Their creditors are often criminal groups who call in their debts using threats and extortion.
A-studio interviewed Kari Kettunen, the head of the Coast Guard’s anti-crime unit in the Gulf of Finland. He said that the phenomenon isn’t new. The Gulf of Finland unit is currently a central player in intercepting and investigating illegal attempts to enter the country.
“As far as we know, there are an estimated few dozen extortionists at the moment. For the most part they share the same background as the asylum seekers they are fleecing. These extortionists work with foreign criminal organisations,” said Kettunen, who heads the unit’s anti-crime operation.
According to officials the people smugglers may threaten asylum seekers or their family members who remain in their home countries. The traffickers typically make contact either directly or via phone calls.

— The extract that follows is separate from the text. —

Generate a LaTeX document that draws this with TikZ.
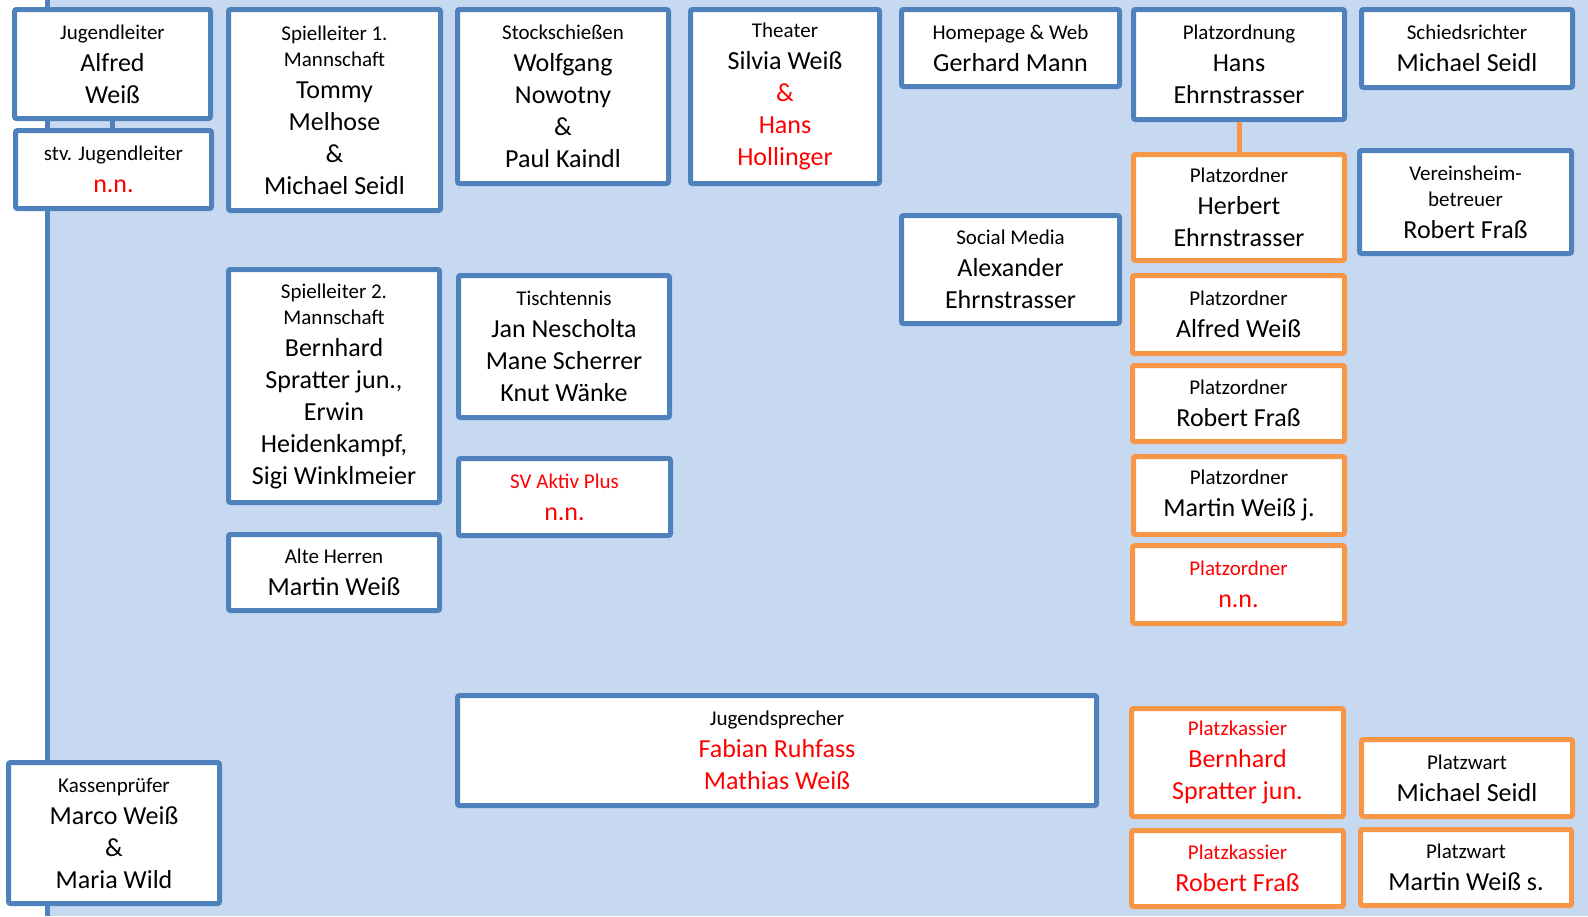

Meanwhile the smugglers’ victims are often isolated from other members of their society or kept in check in other ways, however there is little evidence of physical violence.
“In our investigations we haven’t come across any cases where any threats have been carried out,” Kettunen told A-studio.
Recruitment and illegal labour to repay debts
The human traffickers often resort to extreme measures to recover the money they’re owed. The sums may range from 1,000 euros to tens of thousands.
“In our investigations we’ve come across cases where people have joined underworld groups to repay their debts. They may be involved in small scale human smuggling or drug trafficking or some other kind of criminal activity,” Kettunen explained.
Contrary to the situation in other parts of Europe, asylum seekers in Finland have generally not had to resort to prostitution to pay off their shady creditors. On the other hand, they have often turned to the illegal labour market.
“One major trend that we have observed for some time has been people ending up working illegally in Finland to earn money for their debts,” he said.
He noted that such individuals are in great danger of becoming the victims of human trafficking; otherwise they may not be protected by standard workers’ rights or on-the-job safety.
Illegal debt enforcement to spread
Finnish law enforcement officials anticipate that illegal debt collection will spread with the influx of people escaping conflict zones using borrowed money.
“Now that a sizeable number of asylum seekers is entering Finland, we can easily forecast that this phenomenon will grow at the same rate,” Kettunen remarked to A-studio.
The anti-crime chief said that Finnish Border Guards have a good handle on the developing situation.
“I seriously believe that the Border Guards have a clear picture of how these criminal organisations operate. We and other officials are currently working hard on this,” Kettunen declared.